La danseuse étoile Sylvie Guillem, qui recevait mercredi au Japon l'un des prix les plus prestigieux au monde et fera bientôt dans ce pays ses derniers pas sur scène, a décidé de se consacrer à la défense de l'environnement.

Âgée de 50 ans et reconnue comme une des plus grandes dames de l'histoire du ballet, elle s'est vu remettre des mains de la princesse Hanako, épouse du frère cadet de l'empereur du Japon, le Praemium Imperiale, présenté comme le Nobel des Arts et doté de la généreuse somme de 15 millions de yens (165 000 $).

Et c'est devant un public japonais qu'elle mettra fin en décembre à 39 ans de carrière. «C'est un hasard mais cela a du sens car mon premier spectacle devant un public étranger a eu lieu au Japon», explique-t-elle à la presse.

Elle avait 15 ans et faisait partie d'un groupe de «petits rats de l'opéra qui déambulaient dans les rues de Tokyo avec des yeux écarquillés comme des tartes aux pommes». «Ce choc culturel que j'ai eu avec le Japon m'a beaucoup apporté et j'ai été ravie de recevoir ce prix ici dans un pays que j'aime maintenant depuis 35 ans», dit-elle.

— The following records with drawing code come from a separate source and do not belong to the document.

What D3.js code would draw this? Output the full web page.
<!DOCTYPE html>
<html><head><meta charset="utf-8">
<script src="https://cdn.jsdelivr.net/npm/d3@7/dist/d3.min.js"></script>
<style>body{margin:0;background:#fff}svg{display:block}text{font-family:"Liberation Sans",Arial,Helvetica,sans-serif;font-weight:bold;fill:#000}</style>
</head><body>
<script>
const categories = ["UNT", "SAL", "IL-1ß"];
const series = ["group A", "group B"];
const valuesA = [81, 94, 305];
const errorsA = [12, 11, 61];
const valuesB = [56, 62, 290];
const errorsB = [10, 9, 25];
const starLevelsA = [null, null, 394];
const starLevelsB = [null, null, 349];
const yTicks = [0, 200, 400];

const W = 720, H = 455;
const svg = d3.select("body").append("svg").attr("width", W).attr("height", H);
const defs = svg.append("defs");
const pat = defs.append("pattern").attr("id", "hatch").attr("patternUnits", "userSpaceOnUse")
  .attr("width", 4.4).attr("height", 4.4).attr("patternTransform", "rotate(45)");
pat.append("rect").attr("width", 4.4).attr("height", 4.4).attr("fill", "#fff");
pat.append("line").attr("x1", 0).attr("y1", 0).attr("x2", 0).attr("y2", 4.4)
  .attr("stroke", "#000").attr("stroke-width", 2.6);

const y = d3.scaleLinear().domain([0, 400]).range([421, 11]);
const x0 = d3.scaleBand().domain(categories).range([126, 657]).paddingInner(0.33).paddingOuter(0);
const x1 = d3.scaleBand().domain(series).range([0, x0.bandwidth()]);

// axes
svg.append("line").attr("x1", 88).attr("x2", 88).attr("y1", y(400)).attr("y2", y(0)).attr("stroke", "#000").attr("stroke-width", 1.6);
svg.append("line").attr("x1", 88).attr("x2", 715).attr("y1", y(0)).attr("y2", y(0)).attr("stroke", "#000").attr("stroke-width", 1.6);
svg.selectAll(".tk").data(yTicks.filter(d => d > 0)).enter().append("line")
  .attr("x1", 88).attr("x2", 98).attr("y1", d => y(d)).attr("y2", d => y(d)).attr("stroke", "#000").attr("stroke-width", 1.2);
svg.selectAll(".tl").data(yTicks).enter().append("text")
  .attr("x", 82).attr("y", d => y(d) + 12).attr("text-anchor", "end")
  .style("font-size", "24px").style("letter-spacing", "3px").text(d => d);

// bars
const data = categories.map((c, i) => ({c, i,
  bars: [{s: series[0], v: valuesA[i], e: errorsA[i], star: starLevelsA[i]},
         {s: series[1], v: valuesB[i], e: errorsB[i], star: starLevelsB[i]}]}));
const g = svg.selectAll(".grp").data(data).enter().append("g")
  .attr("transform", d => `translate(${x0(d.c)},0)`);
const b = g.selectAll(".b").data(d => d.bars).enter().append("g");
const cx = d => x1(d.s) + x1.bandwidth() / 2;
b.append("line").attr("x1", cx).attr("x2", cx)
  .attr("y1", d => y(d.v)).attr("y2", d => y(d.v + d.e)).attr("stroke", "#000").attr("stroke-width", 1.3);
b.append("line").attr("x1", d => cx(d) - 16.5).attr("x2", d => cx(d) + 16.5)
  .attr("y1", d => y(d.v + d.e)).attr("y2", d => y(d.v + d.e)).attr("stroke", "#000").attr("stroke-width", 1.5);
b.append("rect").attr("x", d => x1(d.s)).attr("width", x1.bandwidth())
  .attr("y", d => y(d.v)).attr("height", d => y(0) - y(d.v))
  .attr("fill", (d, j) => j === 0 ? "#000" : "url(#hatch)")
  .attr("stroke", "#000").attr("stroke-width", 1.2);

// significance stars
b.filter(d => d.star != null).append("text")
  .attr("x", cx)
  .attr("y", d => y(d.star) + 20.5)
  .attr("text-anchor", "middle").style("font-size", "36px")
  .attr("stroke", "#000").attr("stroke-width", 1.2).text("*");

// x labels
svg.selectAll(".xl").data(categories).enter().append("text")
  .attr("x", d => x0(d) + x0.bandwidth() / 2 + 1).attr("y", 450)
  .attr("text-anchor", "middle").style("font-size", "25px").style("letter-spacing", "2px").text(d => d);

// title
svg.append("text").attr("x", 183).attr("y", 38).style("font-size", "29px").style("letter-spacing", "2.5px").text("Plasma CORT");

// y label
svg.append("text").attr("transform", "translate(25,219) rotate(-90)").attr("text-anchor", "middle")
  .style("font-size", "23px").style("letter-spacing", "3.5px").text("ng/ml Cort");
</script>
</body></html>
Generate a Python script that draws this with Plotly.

Sylvie Guillem a parcouru l'archipel de toutes parts pendant vingt ans, au gré des tournées, prenant le temps d'en rencontrer les artisans, d'en goûter les jardins et le raffinement.

Mais, s'il lui est cruel de déshabituer son corps de la discipline de fer qu'elle lui a imposé, celle qui fut nommée à 19 ans Etoile par Rudolf Noureev et quitta l'Opéra de Paris pour le Royal Ballet de Londres afin de conquérir les grandes scènes internationales, fait fi des regrets. «Je préfère penser aux choses qui me mettent en colère qu'à celles qui me rendent triste», a-t-elle lancé aux journalistes avant de consacrer une bonne part d'une longue conférence de presse à son inquiétude pour la «survie» de la planète.

Le petit colibri qui voulait sauver la forêt

«J'ai une ambition, c'est de sauver le monde mais toute seule je n'y arriverai pas!», dit-elle. Et de raconter une histoire. «C'est la forêt, une forêt qui brûle et tous les animaux sauvages s'enfuient. Il y a juste un tout petit oiseau, le plus petit de la forêt, qui s'appelle le colibri, qui va chercher une goutte d'eau, la prend dans son bec, retourne vers le feu, la crache sur le feu, repart quelque part chercher une goutte d'eau... inlassablement. Certains animaux s'arrêtent, le regardent et lui disent «Que fais-tu? Tu es fou, il faut s'enfuir». Et le petit colibri dit «Je fais ma part»».

«Voilà, j'ai l'intention de faire ma part parce que j'ai réalisé très tardivement que le monde allait très très mal et que l'homme n'avait pas la bonne vision de sa place dans l'équilibre de ce monde», explique la danseuse qui veut contribuer à «faire prendre conscience aux hommes (...) qu'on est en train de détruire cet équilibre».

Elle dit avoir commencé par son propre mode de vie. Devenue végétalienne, elle refuse aussi toute exploitation des animaux pour le cuir, dans des expériences... pour «ne pas participer au massacre» et avance au passage des chiffres sur le nombre d'animaux abattus, la diminution des ressources marines.

Les 15 millions de yens? Ils iront à cette cause environnementale, assure l'artiste déjà connue pour sa mobilisation en faveur d'associations comme Sea Shepherd pour la défense des animaux marins ou Kokopelli pour la promotion de la biodiversité semencière et potagère.

Le Praemium Imperiale, prix décerné pour la 27e année en septembre et remis mercredi, est aussi revenu à l'architecte français Dominique Perrault, à la pianiste britannique d'origine japonaise Mitsuko Uchida, au sculpteur allemand Wolfgang Laib et au graphiste et peintre japonais Tadanori Yokoo. Dans l'art du ballet, il avait été par le passé attribué notamment au Français Maurice Béjart, à la Russe Maïa Plissetskaïa.